### What the exercise asks:
Omit the pictures and print exactly the lines of the listing below, starting at the first and ending at the line containing "(ejemplo) at (5.475,-2.48)".

* start Supplied records *

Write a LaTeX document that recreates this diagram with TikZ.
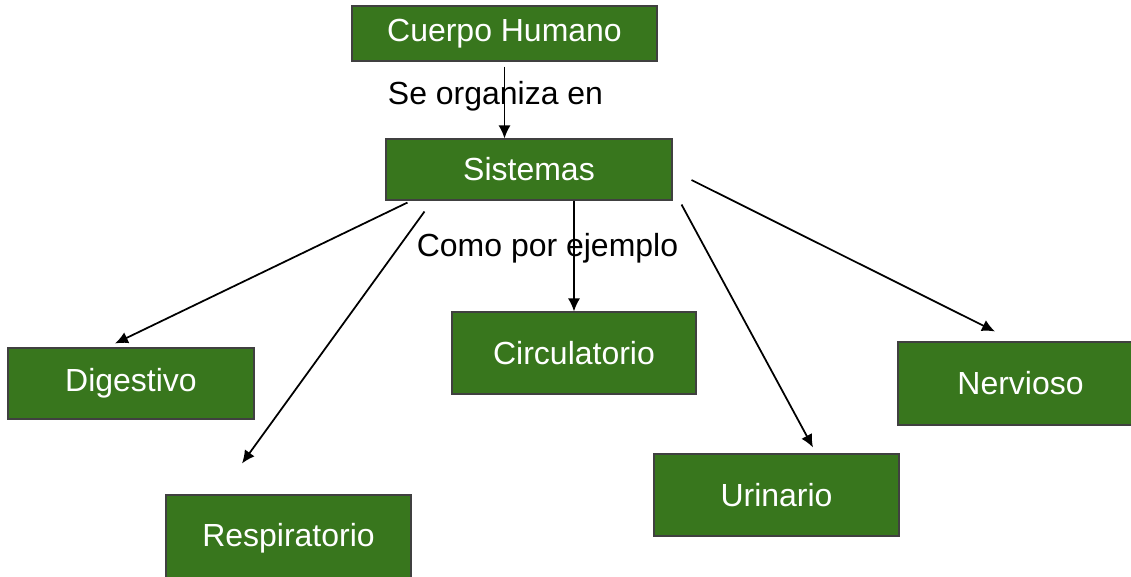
\documentclass[tikz,border=0pt]{standalone}
\usepackage{fontspec}
\setmainfont{Liberation Sans}
\usetikzlibrary{arrows.meta,calc}

\definecolor{boxgreen}{HTML}{38761D}

\begin{document}
\begin{tikzpicture}[
        sysbox/.style={rectangle, draw=black!75, line width=0.3pt, fill=boxgreen,
                       text=white, font=\fontsize{9.1}{11}\selectfont, inner sep=0pt},
        lbl/.style={font=\fontsize{9.1}{11}\selectfont, inner sep=0pt},
        arr/.style={-{Latex[length=1.3mm,width=1.2mm]}, line width=0.5pt}
    ]
        \useasboundingbox (0,0) rectangle (11.31,-5.76);

        % Boxes
        \node[sysbox, minimum width=3.05cm, minimum height=0.55cm] (cuerpo) at (5.045,-0.335) {Cuerpo Humano};
        \node[sysbox, minimum width=2.86cm, minimum height=0.61cm] (sistemas) at (5.29,-1.695) {Sistemas};
        \node[sysbox, minimum width=2.46cm, minimum height=0.71cm] (digestivo) at (1.31,-3.835) {Digestivo};
        \node[sysbox, minimum width=2.45cm, minimum height=0.86cm] (respiratorio) at (2.885,-5.38) {Respiratorio};
        \node[sysbox, minimum width=2.44cm, minimum height=0.82cm] (circulatorio) at (5.74,-3.53) {Circulatorio};
        \node[sysbox, minimum width=2.45cm, minimum height=0.82cm] (urinario) at (7.765,-4.95) {Urinario};
        \node[sysbox, minimum width=2.45cm, minimum height=0.83cm] (nervioso) at (10.205,-3.835) {Nervioso};

        % Link labels
        \node[lbl] (organiza) at (4.955,-0.96) {Se organiza en};
        \node[lbl] (ejemplo) at (5.475,-2.48) {Como por ejemplo};

        % Arrows
        \draw[arr, shorten <=0.05cm] (cuerpo.south) -- (cuerpo.south |- sistemas.north);
        \draw[arr] ($(sistemas.south west)+(0.22,-0.02)$) -- ($(digestivo.north)+(-0.16,0.04)$);
        \draw[arr] ($(sistemas.south west)+(0.39,-0.11)$) -- ($(respiratorio.north)+(-0.465,0.31)$);
        \draw[arr] (sistemas.south -| circulatorio.north) -- (circulatorio.north);
        \draw[arr] ($(sistemas.south east)+(0.09,-0.04)$) -- ($(urinario.north)+(0.365,0.06)$);
        \draw[arr] ($(sistemas.east)+(0.19,-0.105)$) -- ($(nervioso.north)+(-0.255,0.10)$);
    \end{tikzpicture}
\end{document}
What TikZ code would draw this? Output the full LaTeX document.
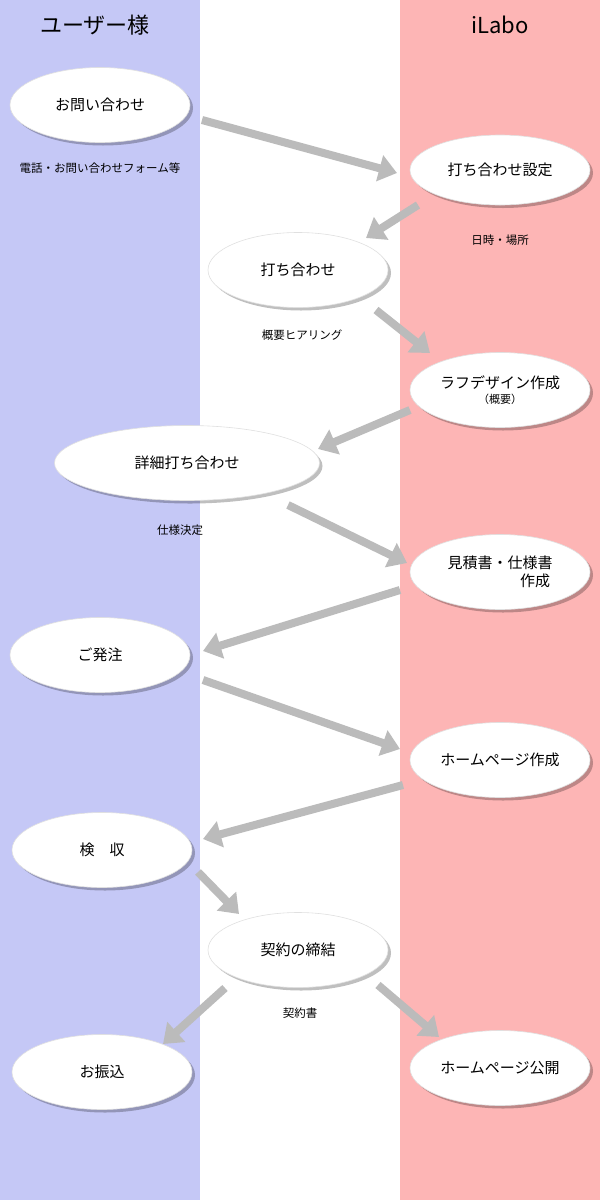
\documentclass[tikz,border=0pt]{standalone}
\usepackage{fontspec}
\setmainfont{Noto Sans CJK JP}
\usetikzlibrary{arrows.meta,shadows,shapes.geometric}
\definecolor{userbg}{HTML}{C5C8F6}
\definecolor{labobg}{HTML}{FDB5B5}
\definecolor{arr}{HTML}{BBBBBB}
\tikzset{
  stepnode/.style={ellipse,fill=white,draw=black!12,line width=0.6pt,minimum width=180pt,minimum height=75pt,font=\fontsize{15pt}{18pt}\selectfont,align=center,
    drop shadow={shadow xshift=3pt,shadow yshift=-3pt,opacity=.25,fill=black,draw=none}},
  note/.style={font=\fontsize{11.5pt}{13pt}\selectfont},
  flow/.style={draw=arr,line width=8pt,-{Triangle[length=18pt,width=26pt]}},
  head/.style={font=\fontsize{22pt}{26pt}\selectfont}
}
\begin{document}
\begin{tikzpicture}[x=1pt,y=-1pt]
\useasboundingbox (0,0) rectangle (600,1200);
\fill[userbg] (0,0) rectangle (200,1200);
\fill[white] (200,0) rectangle (400,1200);
\fill[labobg] (400,0) rectangle (600,1200);
\node[head] (hu) at (95,25) {ユーザー様};
\node[head] (hl) at (500,25) {iLabo};

\node[stepnode] (n1) at (100,105) {お問い合わせ};
\node[stepnode,minimum height=70pt] (n2) at (500,170) {打ち合わせ設定};
\node[stepnode] (n3) at (298,270) {打ち合わせ};
\node[stepnode] (n4) at (500,390) {ラフデザイン作成\\[-3pt]{\fontsize{11pt}{13pt}\selectfont （概要）}};
\node[stepnode,minimum width=265pt] (n5) at (187,463) {詳細打ち合わせ};
\node[stepnode] (n6) at (500,572) {見積書・仕様書\\\hspace*{70pt}作成};
\node[stepnode] (n7) at (100,655) {ご発注};
\node[stepnode] (n8) at (500,760) {ホームページ作成};
\node[stepnode] (n9) at (102,850) {検\quad 収};
\node[stepnode] (n10) at (298,950) {契約の締結};
\node[stepnode] (n11) at (102,1072) {お振込};
\node[stepnode] (n12) at (500,1068) {ホームページ公開};

\node[note] (l1) at (100,168) {電話・お問い合わせフォーム等};
\node[note] (l2) at (500,240) {日時・場所};
\node[note] (l3) at (302,335) {概要ヒアリング};
\node[note] (l5) at (180,530) {仕様決定};
\node[note] (l10) at (300,1013) {契約書};

\coordinate (a1s) at (202,120); \coordinate (a1e) at (397,173);
\coordinate (a2s) at (418,205); \coordinate (a2e) at (366,238);
\coordinate (a3s) at (376,310); \coordinate (a3e) at (430,353);
\coordinate (a4s) at (410,410); \coordinate (a4e) at (318,449);
\coordinate (a5s) at (288,505); \coordinate (a5e) at (407,563);
\coordinate (a6s) at (400,590); \coordinate (a6e) at (203,651);
\coordinate (a7s) at (203,680); \coordinate (a7e) at (400,749);
\coordinate (a8s) at (403,785); \coordinate (a8e) at (203,839);
\coordinate (a9s) at (198,872); \coordinate (a9e) at (239,914);
\coordinate (a10s) at (225,988); \coordinate (a10e) at (163,1044);
\coordinate (a11s) at (378,985); \coordinate (a11e) at (439,1037);
\foreach \i in {1,...,11} \draw[flow] (a\i s) -- (a\i e);
\end{tikzpicture}
\end{document}
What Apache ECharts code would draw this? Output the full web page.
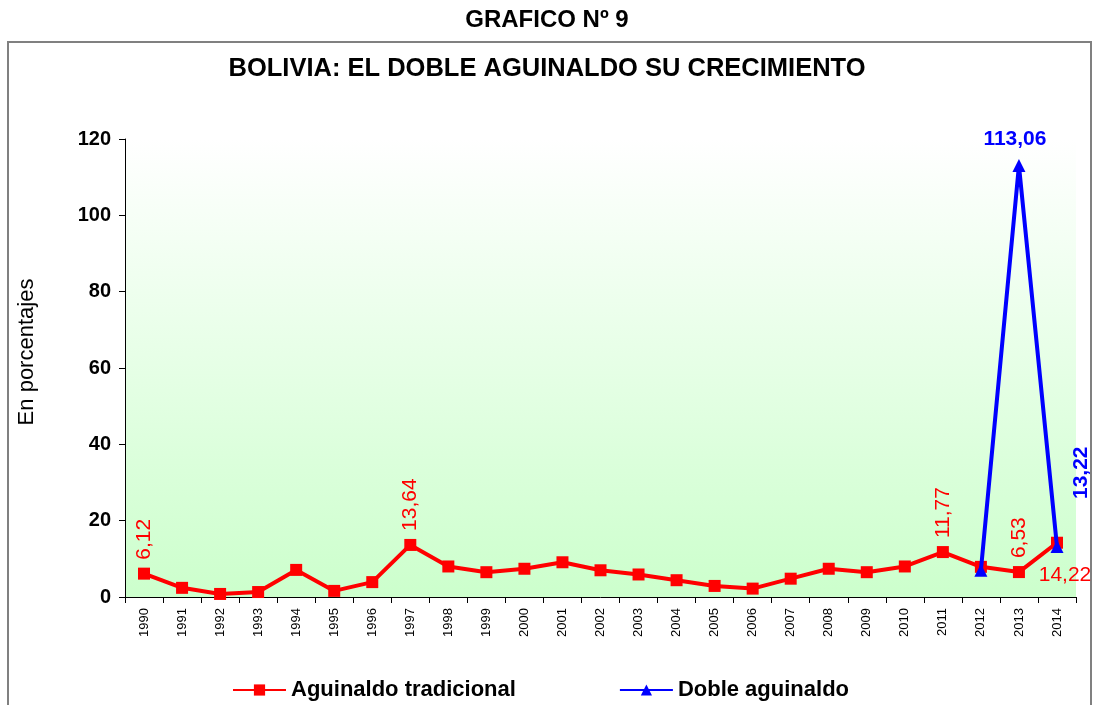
<!DOCTYPE html>
<html>
<head>
<meta charset="utf-8">
<script src="https://cdn.jsdelivr.net/npm/echarts@6/dist/echarts.min.js"></script>
<style>
  html, body { margin: 0; padding: 0; background: #fff; }
  #chart { width: 1094px; height: 705px; }
</style>
</head>
<body>
<div id="chart"></div>
<script>
// years on the x axis
const years = ["1990", "1991", "1992", "1993", "1994", "1995", "1996", "1997", "1998", "1999",
  "2000", "2001", "2002", "2003", "2004", "2005", "2006", "2007", "2008", "2009",
  "2010", "2011", "2012", "2013", "2014"];

// growth in percent
const tradicional = [6.12, 2.4, 0.8, 1.3, 7.1, 1.6, 3.9, 13.64, 8.0, 6.5,
  7.4, 9.1, 7.0, 5.9, 4.4, 2.9, 2.2, 4.8, 7.4, 6.5,
  8.0, 11.77, 7.9, 6.53, 14.22];
const doble = [null, null, null, null, null, null, null, null, null, null,
  null, null, null, null, null, null, null, null, null, null,
  null, null, 7.0, 113.06, 13.22];

const yTicks = [0, 20, 40, 60, 80, 100, 120];

const FONT = "Liberation Sans, Arial, sans-serif";
const fmt = v => String(v.toFixed(2)).replace(".", ",");

// which red points carry a vertical label
const redLabeled = ["1990", "1997", "2011", "2013"];

const vLabel = (color, bold) => ({
  show: true,
  position: "top",
  distance: 8,
  rotate: 90,
  align: "left",
  verticalAlign: "middle",
  color: color,
  fontSize: 21,
  fontWeight: bold ? "bold" : "normal",
  fontFamily: FONT,
  formatter: p => fmt(p.value)
});

const redData = tradicional.map((v, i) => {
  if (years[i] === "2014") {
    return {
      value: v,
      label: {
        show: true, position: "bottom", distance: 16, offset: [8, 0],
        color: "#ff0000", fontSize: 21, fontFamily: FONT,
        formatter: p => fmt(p.value)
      }
    };
  }
  if (redLabeled.includes(years[i])) return { value: v, label: vLabel("#ff0000", false) };
  return v;
});

const blueData = doble.map((v, i) => {
  if (years[i] === "2013") {
    return {
      value: v,
      label: {
        show: true, position: "top", distance: 9, offset: [-4, 0],
        color: "#0000ff", fontSize: 21, fontWeight: "bold", fontFamily: FONT,
        formatter: p => fmt(p.value)
      }
    };
  }
  if (years[i] === "2014") {
    const l = vLabel("#0000ff", true);
    l.position = [31, -41];
    return { value: v, label: l };
  }
  return v;
});

const chart = echarts.init(document.getElementById("chart"));
chart.setOption({
  animation: false,
  textStyle: { fontFamily: FONT },
  graphic: [
    {
      type: "rect",
      shape: { x: 8, y: 42, width: 1083, height: 700 },
      style: { fill: "none", stroke: "#808080", lineWidth: 2 },
      z: -10
    },
    {
      type: "text",
      left: "center",
      top: 8,
      style: { text: "GRAFICO Nº 9", fontSize: 24, fontWeight: "bold", fill: "#000", fontFamily: FONT }
    },
    {
      type: "text",
      left: "center",
      top: 56,
      style: { text: "BOLIVIA: EL DOBLE AGUINALDO SU CRECIMIENTO", fontSize: 25.5, fontWeight: "bold",
        fill: "#000", fontFamily: FONT }
    },
    {
      type: "text",
      x: 27,
      y: 352,
      rotation: Math.PI / 2,
      style: { text: "En porcentajes", fontSize: 22, fill: "#000", fontFamily: FONT,
        align: "center", verticalAlign: "middle" }
    }
  ],
  grid: {
    left: 125,
    right: 18,
    top: 139,
    bottom: 108,
    show: true,
    borderWidth: 0,
    backgroundColor: new echarts.graphic.LinearGradient(0, 0, 0, 1, [
      { offset: 0, color: "#ffffff" },
      { offset: 1, color: "#ccffcc" }
    ])
  },
  legend: {
    left: 227,
    top: 674,
    itemWidth: 53,
    itemHeight: 14,
    itemGap: 103,
    textStyle: { fontSize: 22, fontWeight: "bold", color: "#000" },
    data: ["Aguinaldo tradicional", "Doble aguinaldo"]
  },
  xAxis: {
    type: "category",
    data: years,
    boundaryGap: true,
    axisLine: { lineStyle: { color: "#000", width: 1 } },
    axisTick: { show: true, interval: 0, length: 6, lineStyle: { color: "#000" } },
    axisLabel: { interval: 0, rotate: 90, fontSize: 13, color: "#000", margin: 11 }
  },
  yAxis: {
    type: "value",
    min: 0,
    max: 120,
    interval: 20,
    splitLine: { show: false },
    axisLine: { show: true, lineStyle: { color: "#000", width: 1 } },
    axisTick: { show: true, length: 6, lineStyle: { color: "#000" } },
    axisLabel: {
      fontSize: 20, fontWeight: "bold", color: "#000", margin: 14,
      formatter: v => (yTicks.includes(v) ? String(v) : "")
    }
  },
  series: [
    {
      name: "Aguinaldo tradicional",
      type: "line",
      data: redData,
      symbol: "rect",
      symbolSize: 12,
      lineStyle: { color: "#ff0000", width: 4 },
      itemStyle: { color: "#ff0000" },
      z: 3
    },
    {
      name: "Doble aguinaldo",
      type: "line",
      data: blueData,
      symbol: "triangle",
      symbolSize: 13,
      lineStyle: { color: "#0000ff", width: 4 },
      itemStyle: { color: "#0000ff" },
      z: 4
    }
  ]
});
</script>
</body>
</html>
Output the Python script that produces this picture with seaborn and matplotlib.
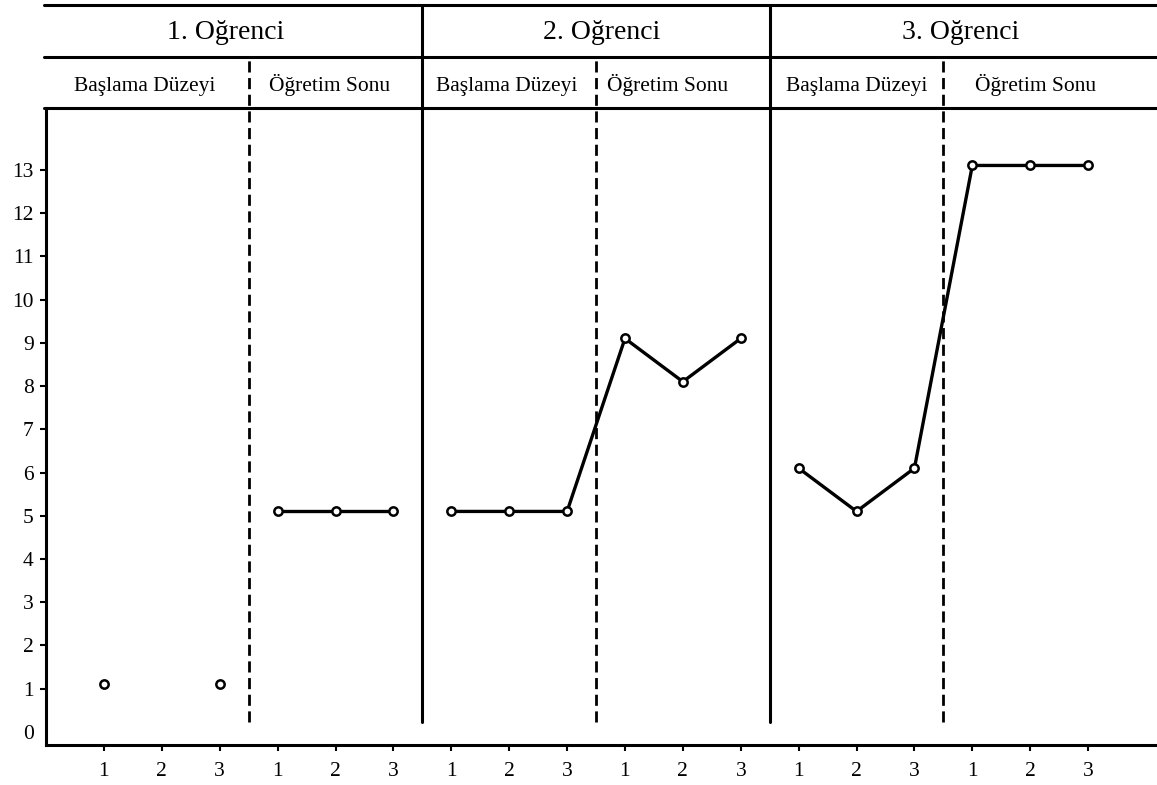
import numpy as np
import pandas as pd
import matplotlib
matplotlib.use("Agg")
import matplotlib.pyplot as plt
import seaborn as sns

# session positions 1..18 (three sessions per phase, two phases per student)
sessions = list(range(1, 19))
tick_labels = ["1", "2", "3"] * 6

# values (None = no probe that session)
ogr1 = [1.1, None, 1.1, 5.1, 5.1, 5.1]
ogr2 = [5.1, 5.1, 5.1, 9.1, 8.1, 9.1]
ogr3 = [6.1, 5.1, 6.1, 13.1, 13.1, 13.1]

# which points are joined by a line
ogr1_seg = ["a", "b", "c", "d", "d", "d"]
ogr2_seg = ["e"] * 6
ogr3_seg = ["f"] * 6

students = ["1. Oğrenci", "2. Oğrenci", "3. Oğrenci"]
phases = ["Başlama Düzeyi", "Öğretim Sonu"]

rows = []
for vals, segs in [(ogr1, ogr1_seg), (ogr2, ogr2_seg), (ogr3, ogr3_seg)]:
    for v, s in zip(vals, segs):
        rows.append({"y": v, "seg": s})
df = pd.DataFrame(rows)
df["x"] = sessions
df = df.dropna()

sns.set_theme(style="ticks")
plt.rcParams["font.family"] = ["Liberation Serif", "DejaVu Serif"]

fig = plt.figure(figsize=(11.57, 7.85), dpi=100)
ax = fig.add_axes([0.0398, 0.051, 0.9602, 0.8115])

sns.lineplot(data=df, x="x", y="y", units="seg", estimator=None, color="black",
             lw=2.4, marker="o", markersize=6, markerfacecolor="white",
             markeredgecolor="black", markeredgewidth=1.8, ax=ax, legend=False)

ax.set_xlim(0, 19.19)
ax.set_ylim(-0.3, 14.43)
ax.set_xticks(sessions)
ax.set_xticklabels(tick_labels)
ax.set_yticks(range(0, 14))
ax.set_yticklabels([str(i) for i in range(0, 14)])
ax.set_xlabel("")
ax.set_ylabel("")
for s in ["top", "right"]:
    ax.spines[s].set_visible(False)
for s in ["left", "bottom"]:
    ax.spines[s].set_linewidth(2.2)
    ax.spines[s].set_color("black")
ax.tick_params(axis="both", which="both", direction="out", length=4, width=1.5,
               colors="black", labelsize=15.5, left=True, bottom=True)
ax.tick_params(axis="x", pad=8)
ax.tick_params(axis="y", pad=5)
ax.yaxis.get_major_ticks()[0].tick1line.set_visible(False)
ax.grid(False)

tr = ax.get_xaxis_transform()
y_low = 0.036
y_mid = 1.0801
y_top = 1.1617

# horizontal header lines
for yy in [1.0, y_mid, y_top]:
    ax.plot([-0.03, 19.19], [yy, yy], transform=tr, color="black", lw=2.2,
            clip_on=False)

# student separators (solid) and phase separators (dashed)
for xx in [6.5, 12.5]:
    ax.plot([xx, xx], [y_low, y_top], transform=tr, color="black", lw=2.2,
            clip_on=False)
for xx in [3.5, 9.5, 15.5]:
    ax.plot([xx, xx], [y_low, y_mid], transform=tr, color="black", lw=2,
            ls=(0, (4, 2)), clip_on=False)

student_x = [3.1, 9.6, 15.8]
for name, xx in zip(students, student_x):
    ax.text(xx, 1.1083, name, transform=tr, ha="center", va="baseline",
            fontsize=20, color="black")

phase_x = [1.71, 4.9, 7.95, 10.74, 14.0, 17.1]
for i, xx in enumerate(phase_x):
    ax.text(xx, 1.0267, phases[i % 2], transform=tr, ha="center",
            va="baseline", fontsize=15.5, color="black")

fig.savefig("out.png", dpi=100)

* end Supplied records *

### Result of this exercise:
Write a LaTeX document that recreates this diagram with TikZ.
\documentclass[tikz,border=0pt]{standalone}
\usepackage{fontspec}
\setmainfont{Liberation Sans}
\usetikzlibrary{arrows.meta,calc}

\definecolor{boxgreen}{HTML}{38761D}

\begin{document}
\begin{tikzpicture}[
        sysbox/.style={rectangle, draw=black!75, line width=0.3pt, fill=boxgreen,
                       text=white, font=\fontsize{9.1}{11}\selectfont, inner sep=0pt},
        lbl/.style={font=\fontsize{9.1}{11}\selectfont, inner sep=0pt},
        arr/.style={-{Latex[length=1.3mm,width=1.2mm]}, line width=0.5pt}
    ]
        \useasboundingbox (0,0) rectangle (11.31,-5.76);

        % Boxes
        \node[sysbox, minimum width=3.05cm, minimum height=0.55cm] (cuerpo) at (5.045,-0.335) {Cuerpo Humano};
        \node[sysbox, minimum width=2.86cm, minimum height=0.61cm] (sistemas) at (5.29,-1.695) {Sistemas};
        \node[sysbox, minimum width=2.46cm, minimum height=0.71cm] (digestivo) at (1.31,-3.835) {Digestivo};
        \node[sysbox, minimum width=2.45cm, minimum height=0.86cm] (respiratorio) at (2.885,-5.38) {Respiratorio};
        \node[sysbox, minimum width=2.44cm, minimum height=0.82cm] (circulatorio) at (5.74,-3.53) {Circulatorio};
        \node[sysbox, minimum width=2.45cm, minimum height=0.82cm] (urinario) at (7.765,-4.95) {Urinario};
        \node[sysbox, minimum width=2.45cm, minimum height=0.83cm] (nervioso) at (10.205,-3.835) {Nervioso};

        % Link labels
        \node[lbl] (organiza) at (4.955,-0.96) {Se organiza en};
        \node[lbl] (ejemplo) at (5.475,-2.48) {Como por ejemplo};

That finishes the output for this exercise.